I still cringe when they get around my eyes, but I've taught myself to blink slowly.

I always tried to avoid smoke and only used it when I absolutely had to. For some reason I was always spending more time tending to the smoker than tending to the bees.

What amazes me is that you really do become accustomed to bee stings over time. A misquito bite bothers me more than a honey bee sting.


----------



## Mullers Lane Farm (Feb 27, 2003)

bare said:


> I remember when I started in bees many years ago. I bought all the stuff I could find to keep from getting stung. Full suit, zippered veil, leather gloves and duct tape.
> 
> Worked great, never got stung, but man, did I ever sweat! Bit by bit I lost the equipment.
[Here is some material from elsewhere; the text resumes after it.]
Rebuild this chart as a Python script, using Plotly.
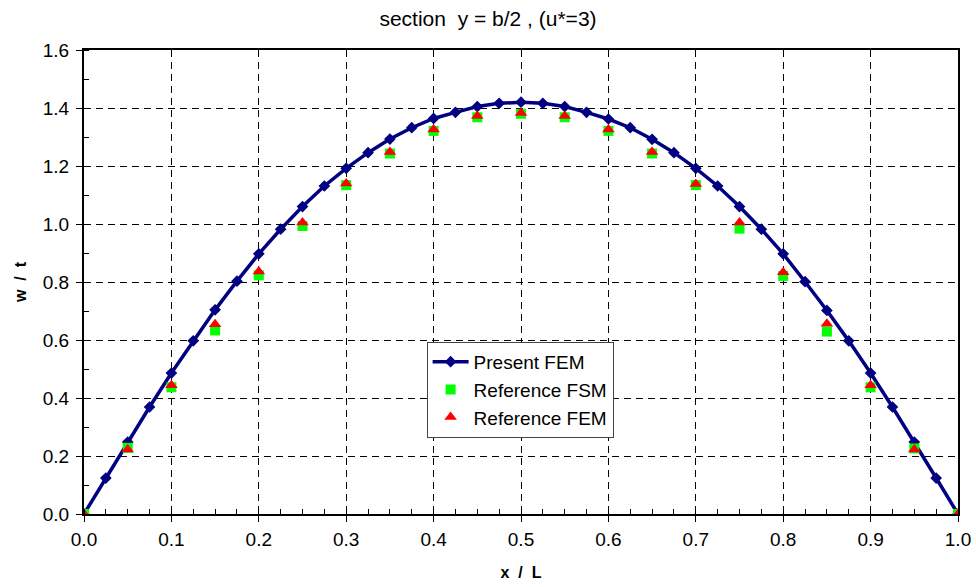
import plotly.graph_objects as go

# Present FEM (every 0.025)
x_fem = [0.0, 0.025, 0.05, 0.075, 0.1, 0.125, 0.15, 0.175, 0.2, 0.225, 0.25, 0.275, 0.3, 0.325,
         0.35, 0.375, 0.4, 0.425, 0.45, 0.475, 0.5, 0.525, 0.55, 0.575, 0.6, 0.625, 0.65, 0.675,
         0.7, 0.725, 0.75, 0.775, 0.8, 0.825, 0.85, 0.875, 0.9, 0.925, 0.95, 0.975, 1.0]
w_fem = [0.0, 0.124, 0.248, 0.369, 0.486, 0.597, 0.704, 0.803, 0.897, 0.982, 1.06, 1.131, 1.192, 1.246,
         1.293, 1.332, 1.364, 1.385, 1.405, 1.416, 1.42, 1.416, 1.405, 1.385, 1.362, 1.332, 1.292, 1.246,
         1.192, 1.131, 1.06, 0.982, 0.897, 0.801, 0.702, 0.597, 0.486, 0.369, 0.248, 0.124, 0.0]

# Reference points (every 0.05)
x_ref = [0.0, 0.05, 0.1, 0.15, 0.2, 0.25, 0.3, 0.35, 0.4, 0.45, 0.5,
         0.55, 0.6, 0.65, 0.7, 0.75, 0.8, 0.85, 0.9, 0.95, 1.0]
w_fsm = [0.0, 0.228, 0.437, 0.633, 0.823, 0.993, 1.134, 1.243, 1.321, 1.368, 1.38,
         1.368, 1.321, 1.243, 1.134, 0.984, 0.821, 0.629, 0.437, 0.226, 0.0]
w_ref_fem = [0.0, 0.222, 0.444, 0.654, 0.836, 1.005, 1.14, 1.248, 1.326, 1.372, 1.383,
             1.372, 1.326, 1.248, 1.138, 1.005, 0.834, 0.656, 0.444, 0.222, 0.0]

FONT = "Arial, Liberation Sans, sans-serif"
GRIDDASH = "7px,5px"

fig = go.Figure()
fig.add_trace(go.Scatter(
    x=x_fem, y=w_fem, mode="lines+markers", name="Present FEM",
    line=dict(color="#000080", width=3.5),
    marker=dict(symbol="diamond", size=9, color="#000080"),
))
fig.add_trace(go.Scatter(
    x=x_ref, y=w_fsm, mode="markers", name="Reference FSM",
    marker=dict(symbol="square", size=10, color="#00FF00"),
))
fig.add_trace(go.Scatter(
    x=x_ref, y=w_ref_fem, mode="markers", name="Reference FEM",
    marker=dict(symbol="triangle-up", size=11, color="#FF0000"),
))

fig.update_layout(
    width=976, height=587,
    margin=dict(l=84, r=18, t=50, b=73),
    paper_bgcolor="white", plot_bgcolor="white",
    font=dict(family=FONT, size=19, color="black"),
    title=dict(text="section  y = b/2 , (u*=3)", x=0.5, xref="container", xanchor="center",
               y=1 - 19 / 587, yanchor="middle", font=dict(size=21)),
    showlegend=True,
    legend=dict(x=0.392, y=0.371, xanchor="left", yanchor="top",
                bgcolor="white", bordercolor="#444444", borderwidth=1,
                itemwidth=36,
                font=dict(size=19), tracegroupgap=0),
)

fig.update_xaxes(
    range=[0, 1.0], dtick=0.1, tick0=0, tickformat=".1f", automargin=False,
    showline=True, linecolor="black", linewidth=2, mirror=True,
    ticks="outside", ticklen=6, tickcolor="black", ticklabelstandoff=1,
    showgrid=True, gridcolor="black", griddash=GRIDDASH, gridwidth=1,
    zeroline=False,
    minor=dict(dtick=0.025, ticks="inside", ticklen=5, tickcolor="black", showgrid=False),
    title=dict(text="<b>x  /  L</b>", font=dict(size=16), standoff=18),
)
fig.update_yaxes(
    range=[0, 1.6], dtick=0.2, tick0=0, tickformat=".1f", automargin=False,
    showline=True, linecolor="black", linewidth=2, mirror=True,
    ticks="outside", ticklen=6, tickcolor="black", ticklabelstandoff=3,
    showgrid=True, gridcolor="black", griddash=GRIDDASH, gridwidth=1,
    zeroline=False,
    minor=dict(dtick=0.1, ticks="inside", ticklen=5, tickcolor="black", showgrid=False),
    title=dict(text="<b>w  /  t</b>", font=dict(size=16), standoff=12),
)

fig.write_html("out.html")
I got rid of the duct tape this year!!! :haha: Really! I would duct tape my gloves onto my sleeves and around the bottom of my pants!!


----------



## Terri (May 10, 2002)

Mullers Lane Farm said:


> I got rid of the duct tape this year!!! :haha: Really! I would duct tape my gloves onto my sleeves and around the bottom of my pants!!
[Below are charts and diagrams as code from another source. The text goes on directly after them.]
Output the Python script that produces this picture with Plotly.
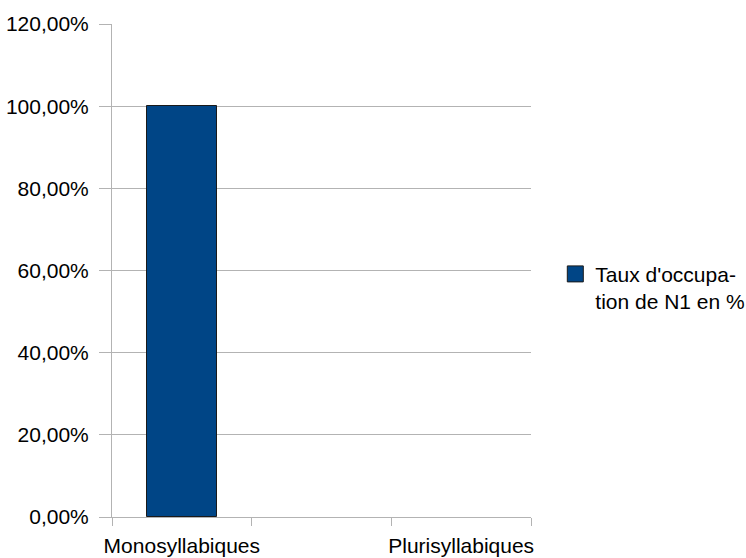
import plotly.graph_objects as go

# Category data
categories = ["Monosyllabiques", "Plurisyllabiques"]
category_pos = [0.5, 2.5]
taux_occupation = [1.00, 0.00]
series_name = "Taux d'occupa-<br>tion de N1 en %"
y_ticks = [0.0, 0.2, 0.4, 0.6, 0.8, 1.0, 1.2]

BAR_COLOR = "#004586"
GRID = "#b3b3b3"
FONT = dict(family="Liberation Sans, Arial, sans-serif", size=21, color="#000000")

fig = go.Figure()

# outline only on bars with a visible height
outline_widths = [1 if v > 0 else 0 for v in taux_occupation]

fig.add_trace(go.Bar(
    x=category_pos,
    y=taux_occupation,
    width=0.5,
    marker=dict(color=BAR_COLOR, line=dict(color="#1a1a1a", width=outline_widths)),
    showlegend=False,
))

# legend entry with a larger square swatch
fig.add_trace(go.Scatter(
    x=[None], y=[None],
    mode="markers",
    name=series_name,
    marker=dict(symbol="square", size=16, color=BAR_COLOR,
                line=dict(color="#1a1a1a", width=1)),
    showlegend=True,
))

fig.update_layout(
    width=746, height=558,
    margin=dict(l=112, r=215, t=24, b=41, autoexpand=False),
    paper_bgcolor="white",
    plot_bgcolor="white",
    font=FONT,
    separators=",.",
    bargap=0,
    legend=dict(
        x=1.058, xanchor="left", xref="paper",
        y=0.465, yanchor="middle",
        valign="top",
        font=FONT,
        itemsizing="trace",
        bgcolor="rgba(0,0,0,0)",
        tracegroupgap=0,
    ),
)

fig.update_xaxes(
    range=[0, 3],
    tickmode="array",
    tickvals=category_pos,
    ticktext=categories,
    ticks="",
    showgrid=False,
    showline=True,
    linecolor=GRID,
    linewidth=1,
    zeroline=False,
    automargin=False,
    ticklabelstandoff=10,
    minor=dict(tickmode="linear", tick0=0, dtick=1, ticks="outside",
               ticklen=8, tickcolor=GRID, tickwidth=1, showgrid=False),
)

fig.update_yaxes(
    range=[0, 1.2],
    tickmode="array",
    tickvals=y_ticks,
    tickformat=".2%",
    ticks="outside",
    ticklen=12,
    tickcolor=GRID,
    showgrid=True,
    gridcolor=GRID,
    gridwidth=1,
    showline=True,
    linecolor=GRID,
    linewidth=1,
    zeroline=False,
    automargin=False,
    ticklabelstandoff=6,
)

fig.write_html("out.html")
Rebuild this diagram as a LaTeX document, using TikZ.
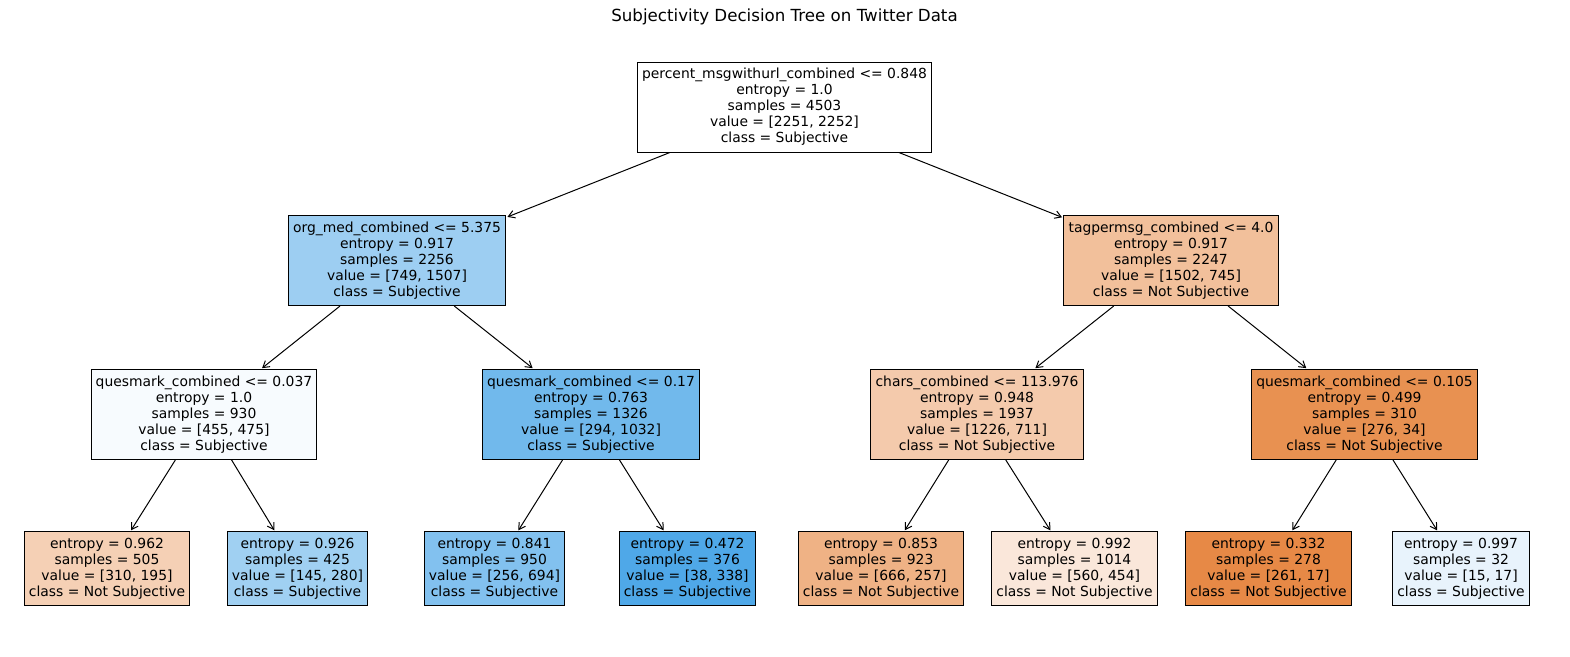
\documentclass[tikz,border=0pt]{standalone}
\usepackage{fontspec}
\setmainfont{DejaVu Sans}
\usetikzlibrary{arrows.meta}

% Farben der Knoten (Klasse und Reinheit)
\definecolor{ns1}{RGB}{242,192,155}
\definecolor{ns2}{RGB}{244,202,172}
\definecolor{ns3}{RGB}{232,145,81}
\definecolor{ns4}{RGB}{245,208,181}
\definecolor{ns5}{RGB}{239,178,133}
\definecolor{ns6}{RGB}{250,231,218}
\definecolor{ns7}{RGB}{231,137,70}
\definecolor{sb1}{RGB}{157,206,242}
\definecolor{sb2}{RGB}{247,251,254}
\definecolor{sb3}{RGB}{113,185,236}
\definecolor{sb4}{RGB}{160,208,242}
\definecolor{sb5}{RGB}{130,193,239}
\definecolor{sb6}{RGB}{79,168,232}
\definecolor{sb7}{RGB}{232,243,252}

\tikzset{
  treenode/.style={draw, rectangle, line width=0.72pt, align=center, inner xsep=3.4pt,
    font=\fontsize{10}{11.55}\selectfont, minimum height=64.8pt},
  leafnode/.style={treenode, minimum height=52.6pt},
  edge/.style={-{Straight Barb[length=4.5pt, width=5.5pt]}, line width=0.72pt, shorten >=1pt}
}

\begin{document}
\begin{tikzpicture}[x=0.72pt, y=-0.72pt]
	\useasboundingbox (0,0) rectangle (1570,656);
	
	% Titel
	\node[font=\fontsize{12}{14}\selectfont] (title) at (784.5,17) {Subjectivity Decision Tree on Twitter Data};
	
	% Wurzel
	\node[treenode, fill=white] (root) at (784.5,107) {percent\_msgwithurl\_combined <= 0.848\\entropy = 1.0\\samples = 4503\\value = [2251, 2252]\\class = Subjective};
	
	% Ebene 1
	\node[treenode, fill=sb1] (orgmed) at (397,260.5) {org\_med\_combined <= 5.375\\entropy = 0.917\\samples = 2256\\value = [749, 1507]\\class = Subjective};
	\node[treenode, fill=ns1] (tagper) at (1171,260.5) {tagpermsg\_combined <= 4.0\\entropy = 0.917\\samples = 2247\\value = [1502, 745]\\class = Not Subjective};
	
	% Ebene 2
	\node[treenode, fill=sb2] (quesa) at (204,414.5) {quesmark\_combined <= 0.037\\entropy = 1.0\\samples = 930\\value = [455, 475]\\class = Subjective};
	\node[treenode, fill=sb3] (quesb) at (591,414.5) {quesmark\_combined <= 0.17\\entropy = 0.763\\samples = 1326\\value = [294, 1032]\\class = Subjective};
	\node[treenode, fill=ns2] (chars) at (977,414.5) {chars\_combined <= 113.976\\entropy = 0.948\\samples = 1937\\value = [1226, 711]\\class = Not Subjective};
	\node[treenode, fill=ns3] (quesd) at (1364.5,414.5) {quesmark\_combined <= 0.105\\entropy = 0.499\\samples = 310\\value = [276, 34]\\class = Not Subjective};
	
	% Blaetter
	\node[leafnode, fill=ns4] (leafa) at (107,568.5) {entropy = 0.962\\samples = 505\\value = [310, 195]\\class = Not Subjective};
	\node[leafnode, fill=sb4] (leafb) at (297.5,568.5) {entropy = 0.926\\samples = 425\\value = [145, 280]\\class = Subjective};
	\node[leafnode, fill=sb5] (leafc) at (494.5,568.5) {entropy = 0.841\\samples = 950\\value = [256, 694]\\class = Subjective};
	\node[leafnode, fill=sb6] (leafd) at (687.5,568.5) {entropy = 0.472\\samples = 376\\value = [38, 338]\\class = Subjective};
	\node[leafnode, fill=ns5] (leafe) at (881,568.5) {entropy = 0.853\\samples = 923\\value = [666, 257]\\class = Not Subjective};
	\node[leafnode, fill=ns6] (leaff) at (1074.5,568.5) {entropy = 0.992\\samples = 1014\\value = [560, 454]\\class = Not Subjective};
	\node[leafnode, fill=ns7] (leafg) at (1268.5,568.5) {entropy = 0.332\\samples = 278\\value = [261, 17]\\class = Not Subjective};
	\node[leafnode, fill=sb7] (leafh) at (1461,568.5) {entropy = 0.997\\samples = 32\\value = [15, 17]\\class = Subjective};
	
	% Kanten
	\draw[edge] (root) -- (orgmed);
	\draw[edge] (root) -- (tagper);
	\draw[edge] (orgmed) -- (quesa);
	\draw[edge] (orgmed) -- (quesb);
	\draw[edge] (tagper) -- (chars);
	\draw[edge] (tagper) -- (quesd);
	\draw[edge] (quesa) -- (leafa);
	\draw[edge] (quesa) -- (leafb);
	\draw[edge] (quesb) -- (leafc);
	\draw[edge] (quesb) -- (leafd);
	\draw[edge] (chars) -- (leafe);
	\draw[edge] (chars) -- (leaff);
	\draw[edge] (quesd) -- (leafg);
	\draw[edge] (quesd) -- (leafh);
	
\end{tikzpicture}
\end{document}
It's easier to pull your socks over your pants leg. :haha:


----------



## Mullers Lane Farm (Feb 27, 2003)

Terri said:


> It's easier to pull your socks over your pants leg. :haha:


Yup  found that out.


----------



## thequeensblessing (Mar 30, 2003)

We don't use any protective gear at all, but we do use a smoker. The bees instinctively start fanning the smoke out of the hive and while they are busy trying to save what they perceive as a burning hive, we slowly and systematically do what we need to do. On rare occassion we'll get a bee sting here or there, but it is usually attributable to the fact that the weather is overcast and humid, which makes honeybees irritable. Every once in a while you may get a 'nervous' hive. One that is simply more aggressive then the average hive. We find that the nervous hives often are better honey producers, however if a nervous hive makes you nervous, you can re-queen and see if that helps, or you can sell the hive and buy new.


----------